January 29, 2000
Brazilian government fires legendary Indian expert

                  RIO DE JANEIRO, Brazil (AP) -- The government's Indian Affairs Bureau
                  has fired its founder and most distinguished Indian expert, Orlando Villas
                  Boas, to save his salary of 730 dollars a month, the man said Saturday.

                  Villas Boas, 86, said he was notified of his dismissal by fax. The explanation
                  from the bureau, known as Funai, was that he wasn't entitled to a salary
                  since he was awarded a special pension last year, also of 730 dollars a
                  month, or 1,315 reals.

                  "I never made much money, and a thousand more or less won't make much
                  difference.
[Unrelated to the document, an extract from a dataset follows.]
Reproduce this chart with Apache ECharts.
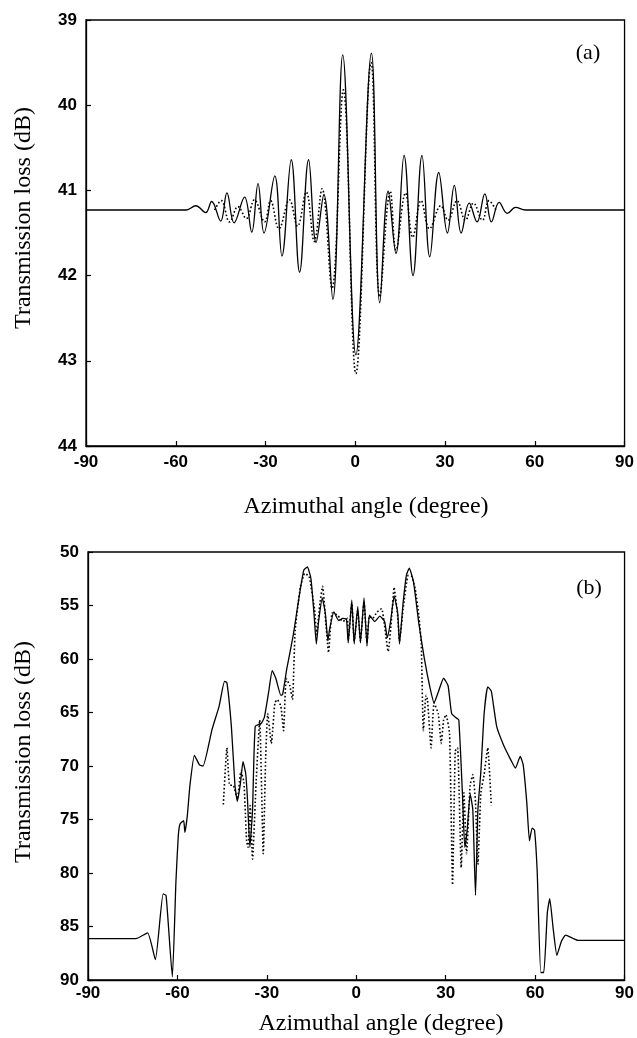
<!DOCTYPE html>
<html>
<head>
<meta charset="utf-8">
<script src="https://cdn.jsdelivr.net/npm/echarts@6/dist/echarts.min.js"></script>
<style>html,body{margin:0;padding:0;background:#fff}#chart{width:637px;height:1038px}</style>
</head>
<body>
<div id="chart"></div>
<script>
// Panel (a): [azimuth deg, transmission loss dB]
const panelASolid = [[-90,41.23],[-56.5,41.23],[-53.3,41.18],[-50,41.26],[-48,41.13],[-45,41.36],[-42.9,41.03],[-40.5,41.38],[-37,41.08],[-34.6,41.49],[-32.5,40.92],[-30.5,41.5],[-26.9,40.83],[-24.5,41.77],[-21.4,40.64],[-18.6,41.96],[-15.6,40.64],[-13.1,41.61],[-10.5,41.05],[-7.5,42.28],[-4.2,39.41],[0.2,42.93],[5.4,39.39],[8.2,42.32],[11,41.01],[13.6,41.74],[16.3,40.59],[19.3,42.0],[22.3,40.59],[24.9,41.78],[27.9,40.79],[30.8,41.5],[33.1,40.94],[35.4,41.5],[38.1,41.15],[40.7,41.37],[43.3,41.04],[45.5,41.37],[48.1,41.14],[50.8,41.27],[53.6,41.2],[56.8,41.23],[90,41.23]];
const panelADotted = [[-47,41.23],[-44.8,41.12],[-42,41.37],[-39.2,41.19],[-36.4,41.33],[-33.7,41.11],[-30.3,41.37],[-28.3,41.12],[-25.5,41.45],[-22,41.11],[-19.3,41.42],[-16.4,41.02],[-13.7,41.6],[-11.1,40.98],[-7.8,42.15],[-4.0,39.82],[0.2,43.15],[5.3,39.5],[8.2,42.25],[11.7,41.01],[13.6,41.7],[16.8,41.03],[19.2,41.55],[22,41.12],[24.8,41.45],[28.6,41.18],[31,41.35],[34,41.12],[36.8,41.35],[39.5,41.15],[42.5,41.35],[44.7,41.12],[47,41.23]];

// Panel (b)
const panelBSolid = [[-90,86.13],[-73.9,86.13],[-70,85.6],[-67.4,88.1],[-64.8,81.95],[-63.8,82.1],[-61.7,89.7],[-60.5,80.8],[-59.7,76.5],[-59.1,75.4],[-57.9,75.1],[-57.5,76.2],[-56.7,74.7],[-55.8,71.8],[-54.3,69.0],[-52.6,69.9],[-51.4,70.0],[-48.4,66.6],[-46,64.4],[-44.2,62.1],[-43.4,62.2],[-41.9,66.3],[-40.7,71.8],[-39.9,73.3],[-38.9,71.7],[-38,69.6],[-37.1,70.7],[-36.5,73.1],[-35.7,77.6],[-34.8,74.1],[-33.9,66.3],[-31.8,66.0],[-30.8,65.4],[-29.4,63.1],[-28.2,61.1],[-27,61.8],[-25.3,63.4],[-24.7,63.3],[-23.3,60.9],[-21.1,57.7],[-19.3,54.4],[-17.6,51.7],[-16.4,51.4],[-15.2,52.5],[-14.2,55.7],[-13.4,58.6],[-12.6,56.4],[-11.4,54.3],[-10.4,55.7],[-9.5,58.3],[-9,57.3],[-7.5,55.6],[-5.9,56.4],[-4.5,56.2],[-3.3,56.3],[-2.7,58.5],[-1.5,54.5],[-0.7,58.6],[0.5,55.1],[1.4,58.5],[2.6,54.3],[3.6,58.8],[4.4,55.9],[6.2,56.5],[7.9,56.0],[9.5,56.5],[10.4,58.0],[11.5,56.5],[12.7,54.1],[13.9,55.7],[14.5,58.6],[15.7,54.8],[16.8,52.2],[17.8,51.5],[19.2,52.8],[21,56.7],[22.8,59.9],[24.6,62.5],[26.1,64.1],[27.5,63.1],[29.3,61.8],[30.8,62.5],[32,65.1],[33.5,65.5],[34.4,65.7],[35.6,72.5],[36.4,77.6],[37.2,76.0],[38.2,72.6],[39.1,74.1],[40,82.1],[40.8,74.1],[41.8,70.5],[42.9,65.1],[44.1,62.6],[45.3,63.0],[47.1,66.3],[49.5,68.1],[51.8,69.4],[53.4,70.2],[55,69.1],[56,69.9],[57.2,73.4],[58.1,77.0],[59,75.8],[59.8,76.0],[60.7,79.9],[61.9,89.3],[62.9,89.3],[64.1,83.7],[64.9,82.4],[66.1,85.3],[67.3,87.7],[68.8,86.4],[70.2,85.8],[72.6,86.1],[74.4,86.3],[90,86.3]];
const panelBDotted = [[-44.6,73.6],[-43.4,68.3],[-42.5,71.8],[-41.3,71.8],[-39.9,73.1],[-38.7,70.5],[-37.7,71.5],[-36.8,77.0],[-36.3,77.6],[-35.6,73.7],[-34.8,78.7],[-33.6,71.5],[-32.4,65.7],[-31.2,78.2],[-30.4,69.2],[-29.7,65.1],[-28.5,67.9],[-27.3,64.1],[-26.5,63.8],[-25.3,64.4],[-24.4,66.7],[-23.5,61.8],[-22.3,62.5],[-21.4,63.8],[-20.5,57.3],[-18.7,53.2],[-17.3,52.0],[-15.8,52.3],[-14,55.4],[-13.3,57.7],[-12.2,54.8],[-11.3,53.2],[-10.2,56.7],[-9.3,59.4],[-8.1,55.7],[-6.3,55.9],[-4.5,56.5],[-3,56.2],[-2.7,58.2],[-1.5,54.8],[-0.7,58.3],[0.5,55.5],[1.4,58.3],[2.6,54.6],[3.6,58.5],[4.4,56],[5.5,56.2],[7,55.6],[8.5,55.3],[10.7,59.3],[11.9,56.0],[12.7,53.3],[13.9,56.0],[14.5,58.3],[15.7,55.4],[17.4,52.2],[18.6,52.3],[19.8,53.5],[21,56.0],[21.8,58.6],[22.5,66.7],[23.4,63.4],[23.9,63.8],[25.1,68.3],[26.1,64.1],[27.5,65.1],[28.5,67.9],[29.3,65.7],[30.1,65.2],[31.3,67.0],[32.3,81.1],[33.2,68.6],[34,68.3],[35.2,79.5],[36.1,72.5],[37,78.2],[38.2,71.8],[39.1,70.8],[40,73.4],[40.8,79.2],[41.8,72.5],[42.9,70.8],[44.1,68.3],[45.3,73.7]];

const xTitle = 'Azimuthal angle (degree)';
const yTitle = 'Transmission loss (dB)';

const chart = echarts.init(document.getElementById('chart'), null, {renderer: 'canvas'});
const tickFont = {color: '#000', fontSize: 17, fontWeight: 'bold', fontFamily: '"Liberation Sans", Arial, sans-serif'};
const axisLine = {show: true, onZero: false, lineStyle: {color: '#000', width: 1.3}};
const axisTick = {show: true, inside: true, length: 5, lineStyle: {color: '#000', width: 1.2}};
function xAx(grid, margin) {
  return {gridIndex: grid, type: 'value', min: -90, max: 90, interval: 30,
    axisLine, axisTick, splitLine: {show: false},
    axisLabel: Object.assign({margin: margin}, tickFont)};
}
function yAx(grid, min, max, interval, margin) {
  return {gridIndex: grid, type: 'value', inverse: true, min, max, interval,
    axisLine, axisTick, splitLine: {show: false},
    axisLabel: Object.assign({margin: margin}, tickFont)};
}
const serif = '"Liberation Serif", "Times New Roman", serif';
function txt(x, y, s, size, rot) {
  return {type: 'text', x, y, rotation: rot || 0,
    style: {text: s, font: size + 'px ' + serif, fill: '#000',
      align: 'center', verticalAlign: 'middle', textAlign: 'center', textVerticalAlign: 'middle'}};
}
const solidStyle = {color: '#000', width: 1.3, type: 'solid'};
const dotStyle = {color: '#000', width: 1.6, type: [1.6, 2.2]};

chart.setOption({
  animation: false,
  backgroundColor: '#fff',
  grid: [
    {left: 86, top: 20, width: 540, height: 426, show: true, borderColor: '#000', borderWidth: 1.3, backgroundColor: 'transparent'},
    {left: 88, top: 552, width: 538, height: 428, show: true, borderColor: '#000', borderWidth: 1.3, backgroundColor: 'transparent'}
  ],
  xAxis: [xAx(0, 8), xAx(1, 5)],
  yAxis: [yAx(0, 39, 44, 1, 9), yAx(1, 50, 90, 5, 9)],
  series: [
    {type: 'line', xAxisIndex: 0, yAxisIndex: 0, data: panelADotted, showSymbol: false, smooth: 0.4, lineStyle: dotStyle, z: 2},
    {type: 'line', xAxisIndex: 0, yAxisIndex: 0, data: panelASolid, showSymbol: false, smooth: 0.4, lineStyle: solidStyle, z: 3},
    {type: 'line', xAxisIndex: 1, yAxisIndex: 1, data: panelBDotted, showSymbol: false, smooth: 0.15, lineStyle: dotStyle, z: 2},
    {type: 'line', xAxisIndex: 1, yAxisIndex: 1, data: panelBSolid, showSymbol: false, smooth: 0.15, lineStyle: solidStyle, z: 3}
  ],
  graphic: [
    txt(24, 218, yTitle, 24, Math.PI / 2),
    txt(24, 752, yTitle, 24, Math.PI / 2),
    txt(366, 507, xTitle, 24),
    txt(381, 1024, xTitle, 24),
    txt(588, 53, '(a)', 22),
    txt(589, 588, '(b)', 22)
  ]
});
</script>
</body>
</html>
It's the way I was fired," Villas Boas said by telephone from his
                  home in Sao Paulo.

                  "I and my brothers created Funai. I chose the name. After 40, 50 years,
                  Funai decides I'm not worth anything," he said. "I guess we're just like the
                  Indians -- unprotected by the state."

                  No one was available at Funai on Saturday to comment. Bureau President
                  Frederico Mares de Souza Filho, who signed the fax, reportedly was visiting
                  tribes in the Amazon region.

                  Orlando, Claudio, Alvaro and Leonardo Villas Boas were pioneers in
                  Brazil's Amazon, pushing into the uncharted jungle in the 1940s to make
                  contact with tribes that had never seen Westerners. They witnessed the harm
                  that roads and airstrips caused to Indians and became outspoken defenders
                  of Indian rights.

                  Orlando and Claudio, the most famous of the four, eventually moved in with
                  Indians and stayed for 32 years. In 1961, they persuaded the government to
                  create its first, and probably most successful, reservation -- Xingu National

                  Seventeen Indian nations were transferred from ancestral lands to the 5.6
                  million-acre park in northern Mato Grosso state, 870 miles (1,400
                  kilometers) northwest of Rio de Janeiro. Today, more than 3,000 Indians
                  live there in relative isolation from white culture.

                  Orlando, the last surviving brother, urged the Indians to resist intrusion by
                  any means necessary. He is revered by tribal leaders, and in 1998 was
                  honored in Xingu at a Kuarup, a scared ritual for the dead, in tribute to his
                  deceased brothers.